# Given problem
Return only the lines from the top of the data down to the one that holds "const cx = d => x(d) + x.bandwidth() / 2;", both included, without any pictures.

Charts and diagrams as code:
+ + + +

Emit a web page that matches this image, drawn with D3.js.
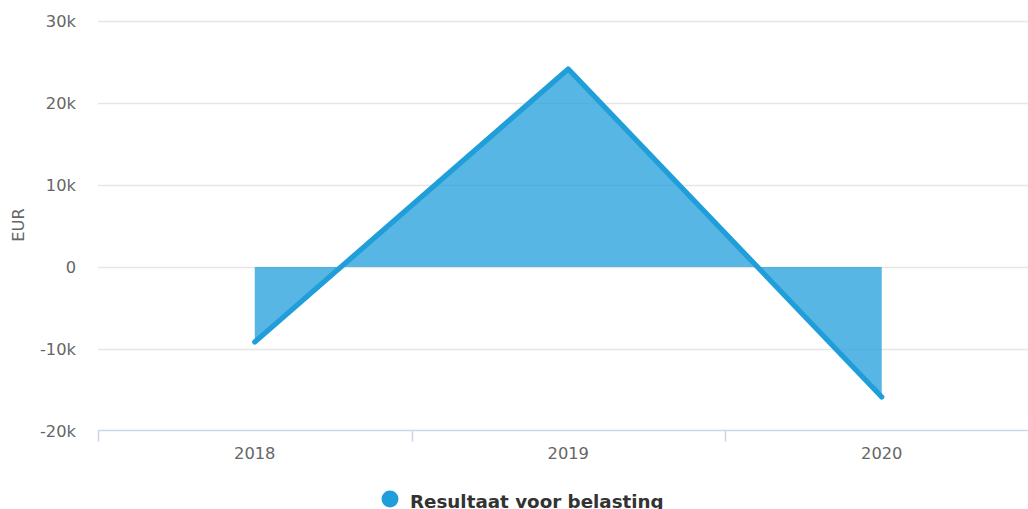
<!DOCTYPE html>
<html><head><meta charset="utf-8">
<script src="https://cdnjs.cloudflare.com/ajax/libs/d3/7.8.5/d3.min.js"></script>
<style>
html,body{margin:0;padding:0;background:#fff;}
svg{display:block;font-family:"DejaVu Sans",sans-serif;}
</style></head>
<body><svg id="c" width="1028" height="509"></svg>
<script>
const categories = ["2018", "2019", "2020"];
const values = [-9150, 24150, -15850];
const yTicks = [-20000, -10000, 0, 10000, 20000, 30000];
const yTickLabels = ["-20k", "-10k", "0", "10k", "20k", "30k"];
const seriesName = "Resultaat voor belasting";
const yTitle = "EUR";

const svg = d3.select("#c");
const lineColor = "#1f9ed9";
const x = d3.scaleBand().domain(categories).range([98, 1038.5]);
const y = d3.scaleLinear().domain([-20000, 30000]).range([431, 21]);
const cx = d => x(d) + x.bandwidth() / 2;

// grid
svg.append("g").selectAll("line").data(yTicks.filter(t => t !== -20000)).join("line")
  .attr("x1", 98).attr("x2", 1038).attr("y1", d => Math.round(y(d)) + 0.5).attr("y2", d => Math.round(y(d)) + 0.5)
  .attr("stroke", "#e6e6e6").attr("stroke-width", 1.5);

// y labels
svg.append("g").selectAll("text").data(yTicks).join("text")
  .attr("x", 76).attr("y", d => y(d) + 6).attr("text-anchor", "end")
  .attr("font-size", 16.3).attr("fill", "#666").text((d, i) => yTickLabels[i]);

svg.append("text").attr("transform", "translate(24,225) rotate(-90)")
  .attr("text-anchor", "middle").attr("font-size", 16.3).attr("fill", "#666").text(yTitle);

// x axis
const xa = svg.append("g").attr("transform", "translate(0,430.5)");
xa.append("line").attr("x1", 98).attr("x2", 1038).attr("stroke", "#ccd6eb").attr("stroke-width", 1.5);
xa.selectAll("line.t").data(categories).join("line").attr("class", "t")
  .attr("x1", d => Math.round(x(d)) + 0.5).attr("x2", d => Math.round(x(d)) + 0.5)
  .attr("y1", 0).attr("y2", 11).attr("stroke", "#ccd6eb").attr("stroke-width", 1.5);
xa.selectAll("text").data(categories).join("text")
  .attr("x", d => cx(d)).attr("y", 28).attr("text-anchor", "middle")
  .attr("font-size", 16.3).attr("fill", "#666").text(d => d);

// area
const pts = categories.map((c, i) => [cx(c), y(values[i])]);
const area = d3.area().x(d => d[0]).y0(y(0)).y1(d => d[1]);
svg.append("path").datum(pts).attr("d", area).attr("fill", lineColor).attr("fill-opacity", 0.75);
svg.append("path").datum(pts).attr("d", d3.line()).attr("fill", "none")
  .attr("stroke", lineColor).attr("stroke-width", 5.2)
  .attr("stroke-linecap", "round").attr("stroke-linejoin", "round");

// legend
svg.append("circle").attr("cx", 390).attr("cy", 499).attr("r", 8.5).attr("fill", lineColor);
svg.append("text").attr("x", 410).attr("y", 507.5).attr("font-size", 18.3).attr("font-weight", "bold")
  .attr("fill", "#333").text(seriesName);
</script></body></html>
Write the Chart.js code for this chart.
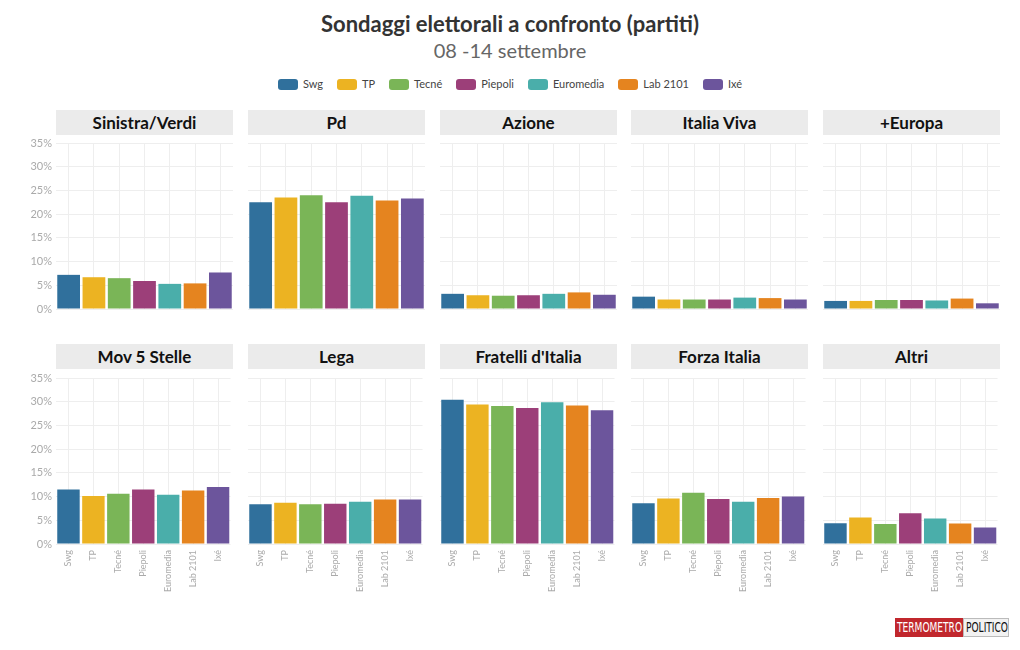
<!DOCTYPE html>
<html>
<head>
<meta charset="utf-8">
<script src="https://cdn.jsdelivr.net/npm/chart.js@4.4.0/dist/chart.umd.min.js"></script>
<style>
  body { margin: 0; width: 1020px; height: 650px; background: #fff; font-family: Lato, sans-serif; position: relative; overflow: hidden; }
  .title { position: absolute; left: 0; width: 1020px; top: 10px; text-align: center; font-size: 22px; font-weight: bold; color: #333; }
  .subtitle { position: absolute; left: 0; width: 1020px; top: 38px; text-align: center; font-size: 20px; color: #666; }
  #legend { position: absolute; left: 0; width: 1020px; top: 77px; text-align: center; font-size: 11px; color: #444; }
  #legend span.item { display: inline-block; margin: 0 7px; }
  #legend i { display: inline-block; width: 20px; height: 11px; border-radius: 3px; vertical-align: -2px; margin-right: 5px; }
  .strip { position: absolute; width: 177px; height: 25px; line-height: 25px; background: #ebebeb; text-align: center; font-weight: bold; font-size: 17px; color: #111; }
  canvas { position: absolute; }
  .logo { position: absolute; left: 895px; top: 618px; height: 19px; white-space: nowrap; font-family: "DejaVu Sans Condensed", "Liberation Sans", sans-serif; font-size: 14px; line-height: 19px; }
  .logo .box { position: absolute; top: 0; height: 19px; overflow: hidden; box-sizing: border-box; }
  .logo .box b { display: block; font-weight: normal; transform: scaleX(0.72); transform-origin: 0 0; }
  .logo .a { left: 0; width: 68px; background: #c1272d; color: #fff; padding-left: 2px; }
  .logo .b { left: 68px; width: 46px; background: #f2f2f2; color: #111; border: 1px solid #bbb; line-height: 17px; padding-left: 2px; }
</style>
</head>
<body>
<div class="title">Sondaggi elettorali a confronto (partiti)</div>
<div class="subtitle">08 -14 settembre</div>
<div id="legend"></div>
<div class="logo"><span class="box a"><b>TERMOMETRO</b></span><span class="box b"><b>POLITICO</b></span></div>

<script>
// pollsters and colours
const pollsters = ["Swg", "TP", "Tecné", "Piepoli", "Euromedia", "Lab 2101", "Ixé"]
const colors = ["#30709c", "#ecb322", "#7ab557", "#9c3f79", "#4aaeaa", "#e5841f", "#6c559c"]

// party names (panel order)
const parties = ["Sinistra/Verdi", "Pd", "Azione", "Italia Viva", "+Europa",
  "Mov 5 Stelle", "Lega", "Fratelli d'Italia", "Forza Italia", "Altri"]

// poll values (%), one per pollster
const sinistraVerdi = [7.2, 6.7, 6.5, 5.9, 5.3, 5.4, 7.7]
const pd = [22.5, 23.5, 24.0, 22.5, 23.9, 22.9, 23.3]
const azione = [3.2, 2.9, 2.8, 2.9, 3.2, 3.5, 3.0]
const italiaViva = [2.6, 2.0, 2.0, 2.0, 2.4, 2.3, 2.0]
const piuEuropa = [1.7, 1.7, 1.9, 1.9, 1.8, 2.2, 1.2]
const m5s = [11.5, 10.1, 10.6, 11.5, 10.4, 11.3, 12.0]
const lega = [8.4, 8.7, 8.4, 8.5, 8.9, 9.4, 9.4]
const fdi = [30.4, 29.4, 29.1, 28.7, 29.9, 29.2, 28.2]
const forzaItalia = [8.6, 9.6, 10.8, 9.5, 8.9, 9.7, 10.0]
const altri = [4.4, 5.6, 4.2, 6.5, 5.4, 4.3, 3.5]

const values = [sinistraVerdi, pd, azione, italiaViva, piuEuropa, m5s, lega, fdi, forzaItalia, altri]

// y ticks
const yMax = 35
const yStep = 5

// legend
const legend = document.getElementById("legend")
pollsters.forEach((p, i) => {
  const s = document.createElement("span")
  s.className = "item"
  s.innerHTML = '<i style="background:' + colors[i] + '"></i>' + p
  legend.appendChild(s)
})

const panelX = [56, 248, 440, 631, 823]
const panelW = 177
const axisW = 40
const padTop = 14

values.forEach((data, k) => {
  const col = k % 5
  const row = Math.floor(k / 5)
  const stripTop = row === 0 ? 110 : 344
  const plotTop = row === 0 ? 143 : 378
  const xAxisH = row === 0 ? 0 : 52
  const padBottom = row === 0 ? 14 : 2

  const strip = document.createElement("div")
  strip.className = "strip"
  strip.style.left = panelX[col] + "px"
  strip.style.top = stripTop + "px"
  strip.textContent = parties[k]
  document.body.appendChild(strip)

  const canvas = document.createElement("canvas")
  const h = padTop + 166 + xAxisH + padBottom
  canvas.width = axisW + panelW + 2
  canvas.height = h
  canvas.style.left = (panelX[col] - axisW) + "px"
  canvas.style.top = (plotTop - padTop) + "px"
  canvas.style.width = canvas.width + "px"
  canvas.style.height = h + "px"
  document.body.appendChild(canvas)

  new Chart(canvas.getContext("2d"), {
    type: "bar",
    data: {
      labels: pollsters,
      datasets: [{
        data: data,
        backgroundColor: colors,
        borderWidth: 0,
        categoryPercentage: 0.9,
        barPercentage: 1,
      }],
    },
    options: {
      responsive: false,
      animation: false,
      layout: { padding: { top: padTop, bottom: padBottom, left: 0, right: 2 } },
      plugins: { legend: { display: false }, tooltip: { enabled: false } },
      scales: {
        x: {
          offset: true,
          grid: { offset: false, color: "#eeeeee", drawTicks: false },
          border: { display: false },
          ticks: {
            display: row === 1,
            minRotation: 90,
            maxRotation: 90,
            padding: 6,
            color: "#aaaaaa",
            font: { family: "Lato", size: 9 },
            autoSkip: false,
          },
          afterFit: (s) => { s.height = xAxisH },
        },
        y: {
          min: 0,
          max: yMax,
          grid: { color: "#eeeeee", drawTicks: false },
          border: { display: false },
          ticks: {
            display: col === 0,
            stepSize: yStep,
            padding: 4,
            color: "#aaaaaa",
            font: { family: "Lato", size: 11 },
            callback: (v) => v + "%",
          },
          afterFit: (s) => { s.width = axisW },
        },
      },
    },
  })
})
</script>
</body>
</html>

+ + + +

# Response to this exercise
Emit a web page that matches this image, drawn with D3.js.
<!DOCTYPE html>
<html><head><meta charset="utf-8">
<script src="https://cdnjs.cloudflare.com/ajax/libs/d3/7.8.5/d3.min.js"></script>
<style>
html,body{margin:0;padding:0;background:#fff;}
svg{display:block;font-family:"DejaVu Sans",sans-serif;}
</style></head>
<body><svg id="c" width="1028" height="509"></svg>
<script>
const categories = ["2018", "2019", "2020"];
const values = [-9150, 24150, -15850];
const yTicks = [-20000, -10000, 0, 10000, 20000, 30000];
const yTickLabels = ["-20k", "-10k", "0", "10k", "20k", "30k"];
const seriesName = "Resultaat voor belasting";
const yTitle = "EUR";

const svg = d3.select("#c");
const lineColor = "#1f9ed9";
const x = d3.scaleBand().domain(categories).range([98, 1038.5]);
const y = d3.scaleLinear().domain([-20000, 30000]).range([431, 21]);
const cx = d => x(d) + x.bandwidth() / 2;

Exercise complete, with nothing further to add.